> _What you are asked to do_:
Omit the pictures and print exactly the lines of the listing below, starting at the first and ending at the line containing "var radius = 170;".

> _Data for this exercise_:
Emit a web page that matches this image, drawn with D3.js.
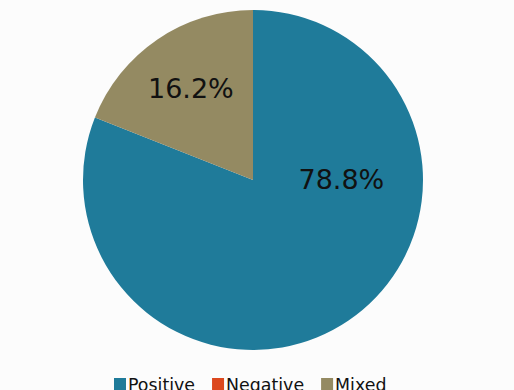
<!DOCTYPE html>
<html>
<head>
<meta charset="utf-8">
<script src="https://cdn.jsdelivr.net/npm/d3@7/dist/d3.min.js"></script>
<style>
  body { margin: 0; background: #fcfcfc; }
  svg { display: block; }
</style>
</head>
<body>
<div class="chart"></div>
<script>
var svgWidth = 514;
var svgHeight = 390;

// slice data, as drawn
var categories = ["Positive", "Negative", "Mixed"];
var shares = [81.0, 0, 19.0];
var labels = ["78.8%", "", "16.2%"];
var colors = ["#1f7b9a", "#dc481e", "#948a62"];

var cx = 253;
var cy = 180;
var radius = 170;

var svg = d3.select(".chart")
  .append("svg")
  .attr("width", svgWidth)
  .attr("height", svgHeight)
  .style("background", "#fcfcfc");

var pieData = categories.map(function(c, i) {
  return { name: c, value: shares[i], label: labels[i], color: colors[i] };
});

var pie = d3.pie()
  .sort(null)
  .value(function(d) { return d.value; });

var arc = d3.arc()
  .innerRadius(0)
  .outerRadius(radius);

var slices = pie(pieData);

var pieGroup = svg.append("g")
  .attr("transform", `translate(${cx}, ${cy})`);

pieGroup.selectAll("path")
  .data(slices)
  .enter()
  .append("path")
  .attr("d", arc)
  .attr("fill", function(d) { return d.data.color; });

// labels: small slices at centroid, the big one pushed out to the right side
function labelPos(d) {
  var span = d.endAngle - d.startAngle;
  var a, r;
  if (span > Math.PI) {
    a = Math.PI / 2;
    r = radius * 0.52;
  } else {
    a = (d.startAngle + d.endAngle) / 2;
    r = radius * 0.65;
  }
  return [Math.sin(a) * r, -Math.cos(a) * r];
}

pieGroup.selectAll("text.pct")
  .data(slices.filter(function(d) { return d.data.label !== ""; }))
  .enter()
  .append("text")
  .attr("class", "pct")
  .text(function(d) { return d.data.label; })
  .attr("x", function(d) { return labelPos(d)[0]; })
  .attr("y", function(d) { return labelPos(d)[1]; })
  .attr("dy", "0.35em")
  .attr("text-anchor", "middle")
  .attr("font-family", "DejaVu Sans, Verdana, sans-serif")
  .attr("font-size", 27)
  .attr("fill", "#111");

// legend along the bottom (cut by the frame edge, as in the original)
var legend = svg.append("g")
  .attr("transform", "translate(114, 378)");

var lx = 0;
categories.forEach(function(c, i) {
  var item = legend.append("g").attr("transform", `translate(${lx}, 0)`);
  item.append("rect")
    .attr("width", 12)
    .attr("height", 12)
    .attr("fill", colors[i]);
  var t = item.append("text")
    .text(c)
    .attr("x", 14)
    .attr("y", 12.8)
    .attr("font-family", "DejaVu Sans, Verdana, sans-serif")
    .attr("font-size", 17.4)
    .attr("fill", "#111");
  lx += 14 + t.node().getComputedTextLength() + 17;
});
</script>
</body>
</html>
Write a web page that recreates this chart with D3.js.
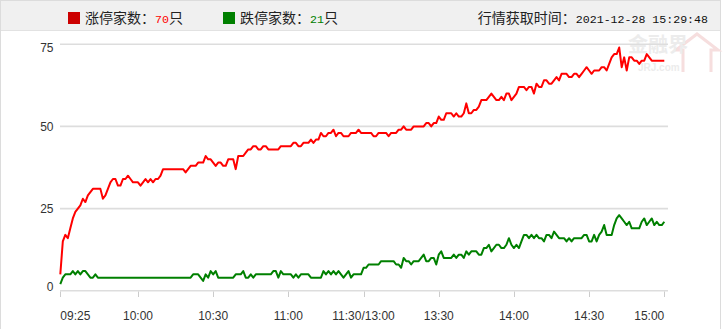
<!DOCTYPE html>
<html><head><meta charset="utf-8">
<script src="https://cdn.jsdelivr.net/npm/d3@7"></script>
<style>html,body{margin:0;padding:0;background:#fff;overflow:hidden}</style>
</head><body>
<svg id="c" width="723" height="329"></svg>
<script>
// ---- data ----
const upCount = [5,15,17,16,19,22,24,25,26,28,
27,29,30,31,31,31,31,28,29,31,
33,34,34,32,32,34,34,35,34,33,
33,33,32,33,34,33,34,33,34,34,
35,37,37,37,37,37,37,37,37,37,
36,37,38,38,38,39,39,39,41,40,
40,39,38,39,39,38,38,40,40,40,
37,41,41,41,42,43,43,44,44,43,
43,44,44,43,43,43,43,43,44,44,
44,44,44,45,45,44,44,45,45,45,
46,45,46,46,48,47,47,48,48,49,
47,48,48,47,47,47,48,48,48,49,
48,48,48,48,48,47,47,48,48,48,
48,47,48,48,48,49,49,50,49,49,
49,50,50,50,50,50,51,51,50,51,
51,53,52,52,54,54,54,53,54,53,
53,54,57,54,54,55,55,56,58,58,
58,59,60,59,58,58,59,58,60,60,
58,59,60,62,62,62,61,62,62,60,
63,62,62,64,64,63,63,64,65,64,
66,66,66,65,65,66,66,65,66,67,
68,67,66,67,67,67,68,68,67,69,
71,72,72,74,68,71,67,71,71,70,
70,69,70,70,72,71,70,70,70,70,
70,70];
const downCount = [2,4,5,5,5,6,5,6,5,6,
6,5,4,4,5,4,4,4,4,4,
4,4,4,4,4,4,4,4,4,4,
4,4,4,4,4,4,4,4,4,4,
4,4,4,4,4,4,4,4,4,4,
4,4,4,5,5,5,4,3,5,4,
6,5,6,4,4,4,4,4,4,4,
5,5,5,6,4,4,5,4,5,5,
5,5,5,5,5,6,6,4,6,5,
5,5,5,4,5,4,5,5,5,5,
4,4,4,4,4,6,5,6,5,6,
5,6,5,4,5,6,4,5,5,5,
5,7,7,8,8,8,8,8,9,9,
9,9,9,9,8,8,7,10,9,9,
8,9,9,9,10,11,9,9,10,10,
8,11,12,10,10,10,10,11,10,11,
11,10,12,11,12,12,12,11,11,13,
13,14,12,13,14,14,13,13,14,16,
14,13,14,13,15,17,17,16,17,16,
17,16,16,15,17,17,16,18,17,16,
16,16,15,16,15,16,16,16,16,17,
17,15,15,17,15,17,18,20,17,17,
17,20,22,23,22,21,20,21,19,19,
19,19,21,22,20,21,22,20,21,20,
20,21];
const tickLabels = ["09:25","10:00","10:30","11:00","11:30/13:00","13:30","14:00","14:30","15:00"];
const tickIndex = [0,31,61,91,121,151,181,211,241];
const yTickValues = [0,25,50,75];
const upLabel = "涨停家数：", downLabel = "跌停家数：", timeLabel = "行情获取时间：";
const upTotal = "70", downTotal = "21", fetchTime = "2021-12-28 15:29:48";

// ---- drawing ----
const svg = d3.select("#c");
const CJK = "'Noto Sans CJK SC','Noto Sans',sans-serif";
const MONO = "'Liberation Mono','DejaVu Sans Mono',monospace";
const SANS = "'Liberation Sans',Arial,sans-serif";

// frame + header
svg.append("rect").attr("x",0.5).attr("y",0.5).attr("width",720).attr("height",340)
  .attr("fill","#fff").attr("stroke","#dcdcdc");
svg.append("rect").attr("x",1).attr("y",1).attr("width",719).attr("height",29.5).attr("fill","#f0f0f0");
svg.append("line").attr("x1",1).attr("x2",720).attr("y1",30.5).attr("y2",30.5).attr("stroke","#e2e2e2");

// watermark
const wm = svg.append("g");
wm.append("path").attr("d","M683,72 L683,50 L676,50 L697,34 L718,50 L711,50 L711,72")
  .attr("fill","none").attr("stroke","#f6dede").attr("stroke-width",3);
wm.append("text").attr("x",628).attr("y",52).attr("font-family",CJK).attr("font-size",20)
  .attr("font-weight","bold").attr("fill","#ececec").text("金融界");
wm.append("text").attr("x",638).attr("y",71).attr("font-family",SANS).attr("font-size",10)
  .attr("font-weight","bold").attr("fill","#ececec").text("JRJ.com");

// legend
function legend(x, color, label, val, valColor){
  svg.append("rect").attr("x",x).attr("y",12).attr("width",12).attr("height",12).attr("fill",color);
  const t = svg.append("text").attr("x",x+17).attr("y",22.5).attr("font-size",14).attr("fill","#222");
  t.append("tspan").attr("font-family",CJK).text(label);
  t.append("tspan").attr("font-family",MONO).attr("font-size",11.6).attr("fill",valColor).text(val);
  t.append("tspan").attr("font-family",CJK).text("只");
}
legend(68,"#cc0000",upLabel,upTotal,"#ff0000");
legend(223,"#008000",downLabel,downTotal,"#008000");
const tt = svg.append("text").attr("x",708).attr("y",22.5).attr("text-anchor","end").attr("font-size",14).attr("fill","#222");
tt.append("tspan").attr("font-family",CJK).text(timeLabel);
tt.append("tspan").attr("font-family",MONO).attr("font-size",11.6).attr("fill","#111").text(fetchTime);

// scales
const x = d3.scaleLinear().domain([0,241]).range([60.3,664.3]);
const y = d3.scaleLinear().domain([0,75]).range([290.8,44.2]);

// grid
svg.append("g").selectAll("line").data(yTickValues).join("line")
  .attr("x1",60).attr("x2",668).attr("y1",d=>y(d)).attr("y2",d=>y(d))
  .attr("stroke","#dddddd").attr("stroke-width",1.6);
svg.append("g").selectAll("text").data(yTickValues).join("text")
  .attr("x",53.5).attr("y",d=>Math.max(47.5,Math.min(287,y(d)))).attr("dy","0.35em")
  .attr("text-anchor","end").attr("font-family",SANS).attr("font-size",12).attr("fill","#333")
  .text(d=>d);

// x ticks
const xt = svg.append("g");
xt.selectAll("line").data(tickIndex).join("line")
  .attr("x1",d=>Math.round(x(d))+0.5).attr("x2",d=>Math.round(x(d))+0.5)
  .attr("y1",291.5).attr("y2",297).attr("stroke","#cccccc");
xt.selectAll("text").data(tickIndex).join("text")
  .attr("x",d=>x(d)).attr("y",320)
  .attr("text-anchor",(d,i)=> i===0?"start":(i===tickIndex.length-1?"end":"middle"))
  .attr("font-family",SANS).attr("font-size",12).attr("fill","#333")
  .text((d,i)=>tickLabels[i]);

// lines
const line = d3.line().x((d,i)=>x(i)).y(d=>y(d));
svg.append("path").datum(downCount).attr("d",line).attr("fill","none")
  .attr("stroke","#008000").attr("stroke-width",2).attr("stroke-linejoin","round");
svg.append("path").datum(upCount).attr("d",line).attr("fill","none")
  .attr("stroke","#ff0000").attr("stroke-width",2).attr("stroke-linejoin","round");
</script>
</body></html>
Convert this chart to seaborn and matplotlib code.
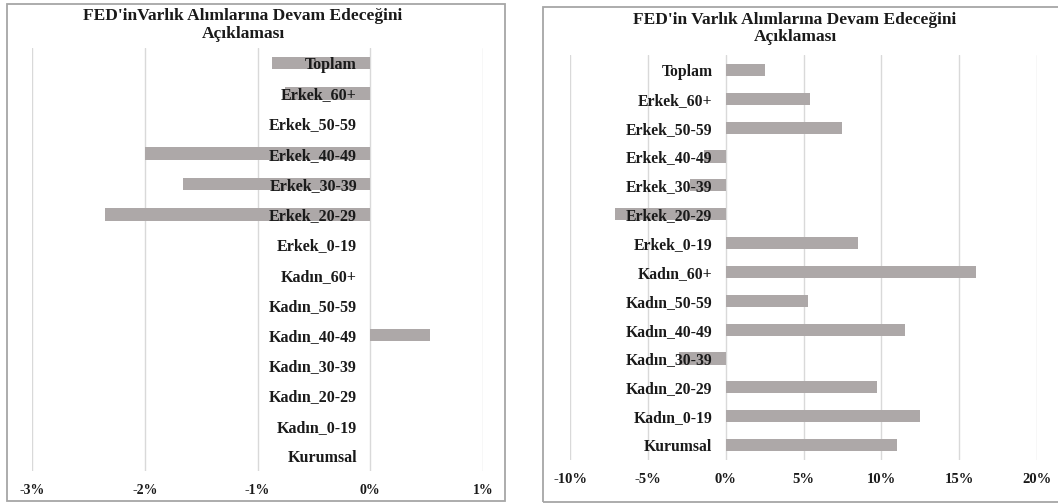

> _The output_:
Emit a web page that matches this image, drawn with D3.js.
<!DOCTYPE html>
<html>
<head>
<meta charset="utf-8">
<script src="https://cdn.jsdelivr.net/npm/d3@7/dist/d3.min.js"></script>
<style>
  body { margin: 0; background: #fcfcfc; }
  svg { display: block; }
</style>
</head>
<body>
<div class="chart"></div>
<script>
var svgWidth = 514;
var svgHeight = 390;

// slice data, as drawn
var categories = ["Positive", "Negative", "Mixed"];
var shares = [81.0, 0, 19.0];
var labels = ["78.8%", "", "16.2%"];
var colors = ["#1f7b9a", "#dc481e", "#948a62"];

var cx = 253;
var cy = 180;
var radius = 170;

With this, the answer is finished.